The TWC Certificate of Incorporation requires that TWC’s board of directors include independent members,
subject to certain limitations, and the TWC By-Laws require that certain related party transactions be approved by a
majority of these independent directors.
Time Warner and its affiliates may compete with TWC in one or more lines of business and may provide
some services under the “Time Warner” brand or similar brand names.
Time Warner and its affiliates are engaged in a diverse range of entertainment and media-related businesses,
including filmed entertainment, home video and Internet-related businesses, and these businesses may have
interests that conflict with or compete in some manner with TWC’s business. Time Warner and its affiliates are
generally under no obligation to share any future business opportunities available to it with TWC and the TWC
Certificate of Incorporation contains provisions that release Time Warner and its affiliates, including TWC’s
directors who are also Time Warner’s employees or executive officers, from this obligation and any liability that
would result from breach of this obligation. Time Warner may deliver video, high-speed data, voice and wireless
services over DSL, satellite or other means using the “Time Warner” brand name or similar brand names, potentially
causing confusion among customers and complicating TWC’s marketing efforts. For instance, Time Warner has
licensed the use of “Time Warner Telecom,” until July 2007, and “TW Telecom” and “TWTC” to Time Warner
Telecom Inc., a former affiliate of Time Warner and a provider of managed voice and data networking solutions to
enterprise organizations, which may compete with TWC’s commercial offerings. Any competition directly with
Time Warner or its affiliates could materially adversely impact TWC’s business, financial results or financial
condition.
TWC is party to agreements with Time Warner governing the use of TWC’s brand names, including the
“Time Warner Cable” brand name that may be terminated by Time Warner if TWC fails to perform its obli-
gations under those agreements or if TWC undergoes a change of control.

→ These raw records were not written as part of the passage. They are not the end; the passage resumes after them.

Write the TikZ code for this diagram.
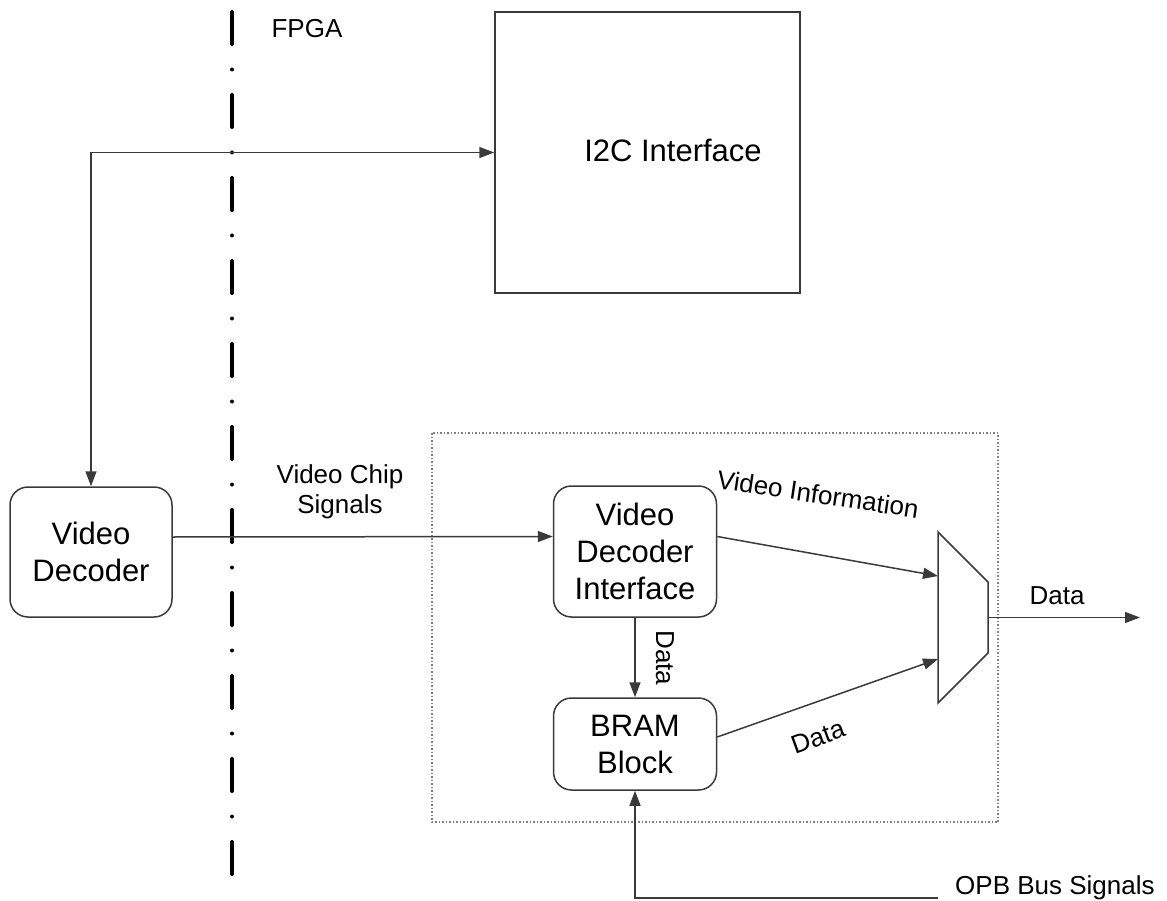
\documentclass[tikz,border=0pt]{standalone}
\usepackage{fontspec}
\setmainfont{Liberation Sans}
\usetikzlibrary{arrows.meta}
\definecolor{ln}{HTML}{3A3A3A}
\tikzset{
  big/.style={font=\fontsize{31}{37}\selectfont, align=center, inner sep=0pt},
  small/.style={font=\fontsize{26}{30}\selectfont, align=center, inner sep=0pt},
  rbox/.style={draw=ln, line width=1.5pt, rounded corners=18pt, inner sep=0pt},
  arr/.style={draw=ln, line width=1.5pt, -{Triangle[length=15pt,width=11pt]}},
  biarr/.style={draw=ln, line width=1.5pt, {Triangle[length=15pt,width=11pt]}-{Triangle[length=15pt,width=11pt]}},
  plain/.style={draw=ln, line width=1.5pt},
}
\begin{document}
\begin{tikzpicture}[x=1pt,y=-1pt]
\useasboundingbox (0,0) rectangle (1167,901);
% FPGA boundary
\draw[line width=4pt, line cap=round, dash pattern=on 32pt off 25.5pt on 0pt off 25.5pt] (232,12) -- (232,897);
\node[small, anchor=base] (fpga) at (307,38) {FPGA};
% I2C
\node[draw=ln, line width=1.5pt, minimum width=305pt, minimum height=281pt, inner sep=0pt] (i2c) at (647.5,152.5) {};
\node[big, anchor=base] (i2ct) at (673,162) {I2C Interface};
% dotted container
\draw[draw=gray, line width=1.5pt, dotted] (432,433) rectangle (998,822);
% blocks
\node[rbox, big, minimum width=162pt, minimum height=130pt] (vd) at (91,552) {Video\\Decoder};
\node[rbox, big, minimum width=163pt, minimum height=131pt] (vdi) at (635,551.5) {Video\\Decoder\\Interface};
\node[rbox, big, minimum width=163pt, minimum height=92pt] (bram) at (635,744) {BRAM\\Block};
% mux
\coordinate (m1) at (938,532);
\coordinate (m2) at (988,582);
\coordinate (m3) at (988,653);
\coordinate (m4) at (938,703);
\draw[plain, fill=white] (m1) -- (m2) -- (m3) -- (m4) -- cycle;
\coordinate (min1) at (938,576);
\coordinate (min2) at (938,659);
\coordinate (mout) at (988,617.5);
\coordinate (out) at (1140,617.5);
\coordinate (opb) at (938,898);
% connectors
\draw[biarr] (i2c.west) -| (vd.north);
\draw[arr] ([yshift=15pt]vd.east) -- ([yshift=15pt]vdi.west);
\node[small] (vcs) at (340,492) {Video Chip\\Signals};
\draw[arr] (vdi.south) -- (bram.north);
\node[small, rotate=-90] (d1) at (665,658) {Data};
\draw[arr] ([yshift=15pt]vdi.east) -- (min1);
\node[small, rotate=-8.5] (vinfo) at (818,494) {Video Information};
\draw[arr] ([yshift=7pt]bram.east) -- (min2);
\node[small, rotate=20] (d2) at (818,737) {Data};
\draw[arr] (mout) -- (out);
\node[small, anchor=base] (d3) at (1057,604) {Data};
\draw[arr] (opb) -| (bram.south);
\node[small, anchor=west] (opbt) at (955,888) {OPB Bus Signals};
\end{tikzpicture}
\end{document}
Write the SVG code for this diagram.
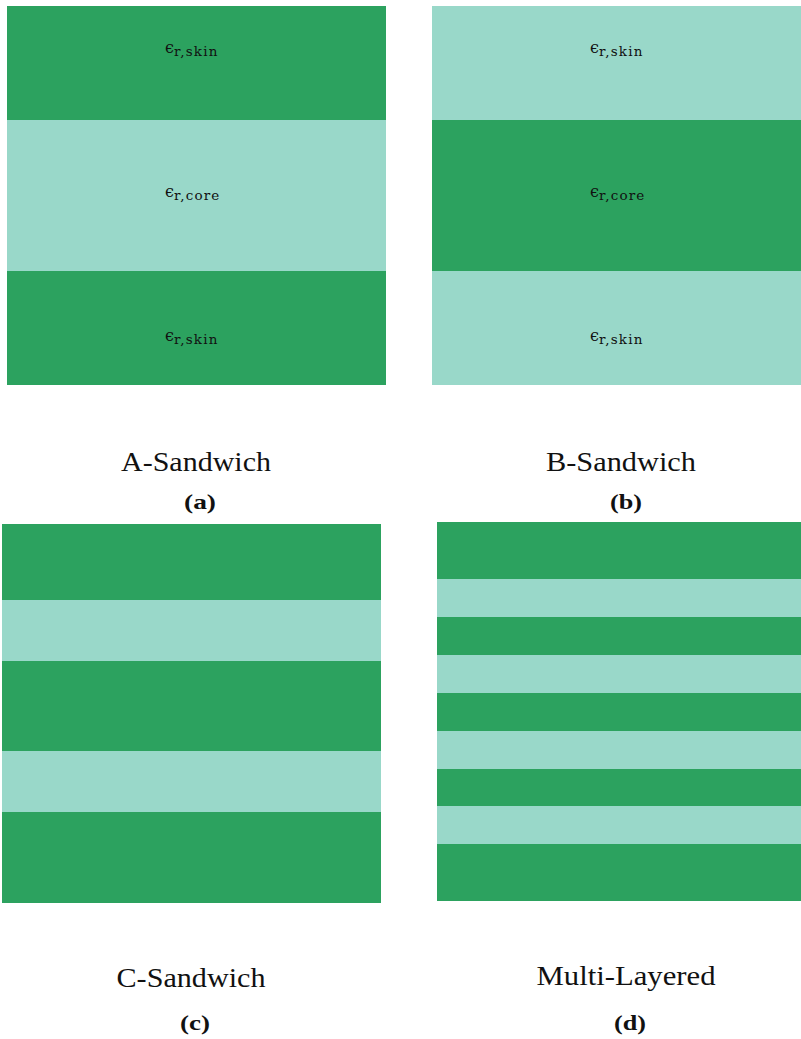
<svg xmlns="http://www.w3.org/2000/svg" width="801" height="1039" viewBox="0 0 801 1039">
<style>
.d{fill:#2ca25f}
.l{fill:#99d8c9}
.eps{font-family:"DejaVu Serif","Liberation Serif",serif;font-size:16px;fill:#111}
.sub{font-size:13.5px;letter-spacing:1.2px}
.cap{font-family:"Liberation Serif","DejaVu Serif",serif;font-size:28px;fill:#111;text-anchor:middle}
.lab{font-family:"Liberation Serif","DejaVu Serif",serif;font-size:22px;font-weight:bold;fill:#111;text-anchor:middle}
</style>
<rect width="801" height="1039" fill="#fff"/>
<g id="panel-a">
<rect class="d" x="7" y="6" width="379" height="114"/>
<rect class="l" x="7" y="120" width="379" height="151"/>
<rect class="d" x="7" y="271" width="379" height="114"/>
<text class="eps" x="165" y="53">ϵ<tspan class="sub" dy="3">r,skin</tspan></text>
<text class="eps" x="165" y="197">ϵ<tspan class="sub" dy="3">r,core</tspan></text>
<text class="eps" x="165" y="341">ϵ<tspan class="sub" dy="3">r,skin</tspan></text>
<text class="cap" x="196" y="471" textLength="150" lengthAdjust="spacingAndGlyphs">A-Sandwich</text>
<text class="lab" x="200" y="509" textLength="32" lengthAdjust="spacingAndGlyphs">(a)</text>
</g>
<g id="panel-b">
<rect class="l" x="432" y="6" width="369" height="114"/>
<rect class="d" x="432" y="120" width="369" height="151"/>
<rect class="l" x="432" y="271" width="369" height="114"/>
<text class="eps" x="590" y="53">ϵ<tspan class="sub" dy="3">r,skin</tspan></text>
<text class="eps" x="590" y="197">ϵ<tspan class="sub" dy="3">r,core</tspan></text>
<text class="eps" x="590" y="341">ϵ<tspan class="sub" dy="3">r,skin</tspan></text>
<text class="cap" x="621" y="471" textLength="150" lengthAdjust="spacingAndGlyphs">B-Sandwich</text>
<text class="lab" x="626" y="509" textLength="32" lengthAdjust="spacingAndGlyphs">(b)</text>
</g>
<g id="panel-c">
<rect class="d" x="2" y="524" width="379" height="76"/>
<rect class="l" x="2" y="600" width="379" height="61"/>
<rect class="d" x="2" y="661" width="379" height="90"/>
<rect class="l" x="2" y="751" width="379" height="61"/>
<rect class="d" x="2" y="812" width="379" height="91"/>
<text class="cap" x="191" y="987" textLength="149" lengthAdjust="spacingAndGlyphs">C-Sandwich</text>
<text class="lab" x="195" y="1030" textLength="30" lengthAdjust="spacingAndGlyphs">(c)</text>
</g>
<g id="panel-d">
<rect class="d" x="437" y="522" width="364" height="57"/>
<rect class="l" x="437" y="579" width="364" height="38"/>
<rect class="d" x="437" y="617" width="364" height="38"/>
<rect class="l" x="437" y="655" width="364" height="38"/>
<rect class="d" x="437" y="693" width="364" height="38"/>
<rect class="l" x="437" y="731" width="364" height="38"/>
<rect class="d" x="437" y="769" width="364" height="37"/>
<rect class="l" x="437" y="806" width="364" height="38"/>
<rect class="d" x="437" y="844" width="364" height="57"/>
<text class="cap" x="626" y="985" textLength="179" lengthAdjust="spacingAndGlyphs">Multi-Layered</text>
<text class="lab" x="630" y="1030" textLength="32" lengthAdjust="spacingAndGlyphs">(d)</text>
</g>
</svg>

Some of the agreements governing the use of TWC’s brand names may be terminated by Time Warner if TWC:
commits a significant breach of its obligations under such agreements;
undergoes a change of control, even if Time Warner causes that change of control by selling some or all of its
interest in TWC; or
materially fails to maintain the quality standards established for the use of these brand names and the
products and services related to these brand names.
TWC licenses its brand name, “Time Warner Cable,” and the trademark “Road Runner” from affiliates of Time
Warner. TWC believes the “Time Warner Cable” and “Road Runner” brand names are valuable, and their loss could
materially adversely affect TWC’s business, financial results or financial condition.